In città e in provincia, come sta avvenendo in tutta Italia, sulle vetrine di molti bar, ristoranti, pizzerie, ma anche di alimentaristi, compare la locandina con il messaggio “I buoni pasto potrebbero non essere più buoni”. E’ il modo con cui tanti titolari di attività mettono in guardia lavoratori e dipendenti pubblici, che ricevono ticket restaurant dai loro datori di lavoro, sul fatto che presto potrebbero vedersi rifiutare i buoni. Infatti, stante la situazione del mercato, per un buono pasto da 10 euro loro incassano dall’azienda emettitrice non più di 7 euro e il problema si aggrava di anno in anno. Il sistema al quale si fa riferimento è quello riassunto in una circolare inviata da Confcommercio Vicenza a tutti i titolari di pubblici esercizi della provincia.

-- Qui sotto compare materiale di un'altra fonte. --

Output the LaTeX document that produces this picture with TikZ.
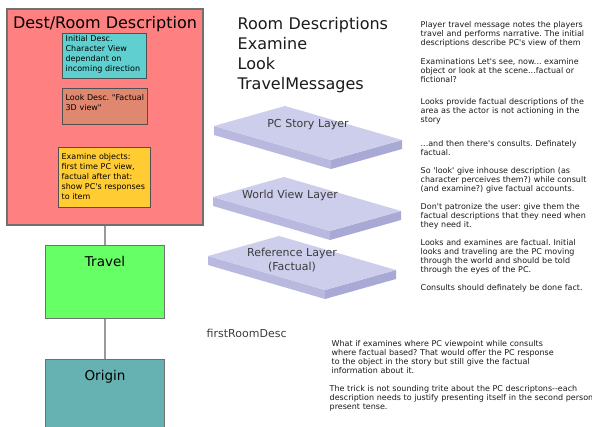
\documentclass[tikz,border=0pt]{standalone}
\usepackage{fontspec}
\setmainfont{DejaVu Sans}[Ligatures=TeXOff]
\frenchspacing
\usetikzlibrary{positioning}
\definecolor{destred}{HTML}{FF8080}
\definecolor{initcyan}{HTML}{5FCFCF}
\definecolor{lookbrown}{HTML}{E0876F}
\definecolor{examyellow}{HTML}{FFCC33}
\definecolor{travelgreen}{HTML}{66FF66}
\definecolor{originteal}{HTML}{66B2B2}
\definecolor{boxgrey}{HTML}{707070}
\definecolor{innergrey}{HTML}{505050}
\definecolor{linkgrey}{HTML}{999999}
\definecolor{slabtop}{HTML}{CDCDEC}
\definecolor{slableft}{HTML}{B9B9E0}
\definecolor{slabright}{HTML}{A9A9D6}
\definecolor{inktext}{HTML}{1A1A1A}
\tikzset{
    dest box/.style = {
        draw = boxgrey,
        line width = 2pt,
        fill = destred,
        anchor = north west,
        minimum width = 196pt,
        inner sep = 0pt,
        text height = 20pt,
        text depth = 196pt,
        font = \fontsize{16}{19}\selectfont,
        },
    desc box/.style = {
        draw = innergrey,
        line width = 1.3pt,
        anchor = north west,
        align = left,
        inner xsep = 3pt,
        inner ysep = 2pt,
        font = \fontsize{8}{10}\selectfont,
        },
    stage box/.style = {
        draw = boxgrey,
        line width = 1.2pt,
        minimum width = 119pt,
        inner sep = 0pt,
        text height = 21pt,
        font = \fontsize{13.5}{16}\selectfont,
        },
    link/.style = {
        draw = linkgrey,
        line width = 1.5pt,
        },
    layer text/.style = {
        anchor = base,
        align = center,
        text width = 130pt,
        inner sep = 0pt,
        text = inktext!85,
        font = \fontsize{11}{14}\selectfont,
        },
    heading/.style = {
        anchor = base west,
        align = left,
        text width = 170pt,
        inner sep = 0pt,
        text = inktext,
        font = \fontsize{16}{20}\selectfont,
        },
    note/.style = {
        anchor = base west,
        align = left,
        text width = 270pt,
        inner sep = 0pt,
        text = inktext,
        font = \fontsize{8}{9}\selectfont,
        },
    layer slab/.pic = {
        \fill[slableft] (0,0) -- (0,9) -- (117,43) -- (117,34) -- cycle;
        \fill[slabright] (117,34) -- (117,43) -- (188,23) -- (188,14) -- cycle;
        \fill[slabtop] (0,0) -- (71,-20) -- (188,14) -- (117,34) -- cycle;
        },
}
\begin{document}
\begin{tikzpicture}[x=1pt, y=-1pt]
    \useasboundingbox (0,0) rectangle (592,427);

    % left column
    \node[dest box] (dest) at (6,8) {Dest/Room Description};
    \node[desc box, fill=initcyan, text width=78pt, text height=6pt, text depth=35pt] (initial) at (62,33)
        {Initial Desc.\\Character View\\dependant on\\incoming direction};
    \node[desc box, fill=lookbrown, text width=79pt, text height=9.5pt, text depth=22.5pt] (look) at (62,88)
        {Look Desc. "Factual\\3D view"};
    \node[desc box, fill=examyellow, text width=86pt, text height=9.5pt, text depth=46.5pt] (examine) at (58,147)
        {Examine objects:\\first time PC view,\\factual after that:\\show PC's responses\\to item};
    \node[stage box, fill=travelgreen, text depth=52pt, below=19pt of dest] (travel) {Travel};
    \node[stage box, fill=originteal, text depth=57pt, below=40pt of travel] (origin) {Origin};

    \path (dest) edge[link] (travel);
    \path (travel) edge[link] (origin);

    % layers
    \pic at (214,126) {layer slab};
    \pic at (213,197) {layer slab};
    \pic at (208,256) {layer slab};
    \node[layer text] (pcstory) at (308,128) {PC Story Layer};
    \node[layer text] (worldview) at (290,199) {World View Layer};
    \node[layer text] (reference) at (292,257) {Reference Layer\\(Factual)};
    \node[layer text, anchor=base west, align=left] (firstdesc) at (206.5,338) {firstRoomDesc};

    % notes
    \node[heading] (topics) at (237.5,29.5) {Room Descriptions\\Examine\\Look\\TravelMessages};
    \node[note] (travelnote) at (420.5,27.5)
        {Player travel message notes the players\\travel and performs narrative. The initial\\descriptions describe PC's view of them};
    \node[note] (examnote) at (420.5,64.5)
        {Examinations Let's see, now... examine\\object or look at the scene...factual or\\fictional?};
    \node[note] (looknote) at (420.5,105)
        {Looks provide factual descriptions of the\\area as the actor is not actioning in the\\story};
    \node[note] (consultnote) at (420.5,147)
        {...and then there's consults. Definately\\factual.};
    \node[note] (inhousenote) at (420.5,174)
        {So 'look' give inhouse description (as\\character perceives them?) while consult\\(and examine?) give factual accounts.};
    \node[note] (usernote) at (420.5,210)
        {Don't patronize the user: give them the\\factual descriptions that they need when\\they need it.};
    \node[note] (factnote) at (420.5,246)
        {Looks and examines are factual. Initial\\looks and traveling are the PC moving\\through the world and should be told\\through the eyes of the PC.};
    \node[note] (donenote) at (420.5,291)
        {Consults should definately be done fact.};
    \node[note] (whatifnote) at (331.5,346.5)
        {What if examines where PC viewpoint while consults\\where factual based? That would offer the PC response\\to the object in the story but still give the factual\\information about it.};
    \node[note] (tricknote) at (329.5,392)
        {The trick is not sounding trite about the PC descriptons--each\\description needs to justify presenting itself in the second person\\present tense.};
\end{tikzpicture}
\end{document}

“Nella sostanza – spiega Gianluca Baratto, presidente provinciale della FIPE (Federazione Italiana Pubblici esercizi) Confcommercio -, abbiamo fatto il punto sulle criticità riscontrate nella gestione dei buoni pasto, che stanno raggiungendo limiti inaccettabili. Mediamente il deprezzamento del buono è quantificabile intorno al 30% del valore nominale, poiché il sistema scarica sugli esercenti gli effetti finali delle gare al massimo ribasso, in particolare riguardanti la Consip. Oltre a questo vanno aggiunti i costi in capo agli esercenti relativi al noleggio dei Pos e ad altri servizi opzionali di gestione dei buoni. Questo per dire che: o si giunge presto a una riforma sostanziale del sistema che interrompa questo situazione penalizzante per gli operatori della ristorazione – conclude il presidente della FIPE provinciale – o diventerà sempre più alto il rischio per i lavoratori di vedersi rifiutato il buono pasto”.
Nella provincia di Vicenza, è la maggioranza dei quasi 4mila i pubblici esercizi che riscuote i buoni pasto; a questi vanno aggiunti quei negozi e supermercati che accettano i ticket come pagamento della spesa di generi alimentari fatta dal cliente. La protesta contro il sistema vigente dei buoni pasto è partita in questi giorni dalle sei associazioni di categoria rappresentative delle imprese della ristorazione e della distribuzione, tra cui FIPE e FIDA (Federazione Italiana Dettaglianti dell’Alimentazione) che, per la prima volta, si sono riunite in un unico tavolo. L’intento è stato quello di denunciare le distorsioni connesse all’attuale gestione e chiedere alle Istituzioni un intervento urgente di riforma del sistema. In Italia, il valore dei buoni pasto è di oltre 3 miliardi di euro, di cui 1 miliardo condizionato dalle gare aggiudicate dalla Consip e coinvolge circa 2,8 milioni di lavoratori. In particolare, si è puntato il dito contro l’insostenibile livello raggiunto dagli sconti applicati nelle gare pubbliche (nella Gara Consip 8 hanno raggiunto un livello medio vicino al 20%); sull’aggravio dei costi di gestione del buono pasto elettronico per la mancanza di un sistema di codifica unica (e quindi di un unico POS) e sui ritardi nei pagamenti, che comportano un ulteriore aggravio di costi a carico degli esercenti stimato intorno al 2%. Per dar fronte alla gravità della situazione, che ha in sé il concreto rischio di ulteriori aumenti degli sconti, le Associazioni hanno quindi inoltrato una lettera congiunta al Ministro dello Sviluppo Economico Patuanelli e alla Ministra del Lavoro Catalfo, affinché assumano ogni iniziativa necessaria a correggere le anomalie che caratterizzano l’attuale mercato dei buoni pasto, sottolineando che il principio ispiratore della riforma deve essere quello del mantenimento del valore nominale del ticket restaurant lungo tutta la filiera. Inoltre, hanno promosso un’azione giudiziale contro la Consip, diretta ad accertare la responsabilità in merito alla scarsa vigilanza stessa sulla società emettitrice di buoni pasto Qui!
Group S.p.a., il cui crack da oltre 325 milioni, verificatosi nel settembre 2018, ha messo in ginocchio molti esercenti. Infine, come detto, continua la distribuzione delle locandine da esporre nei locali di tutta Italia, per sensibilizzare la clientela sulla questione e non è da escludere che, se non si troveranno soluzioni adeguate, potrebbe arrivare presto il blocco dell’intero sistema dei buoni pasto.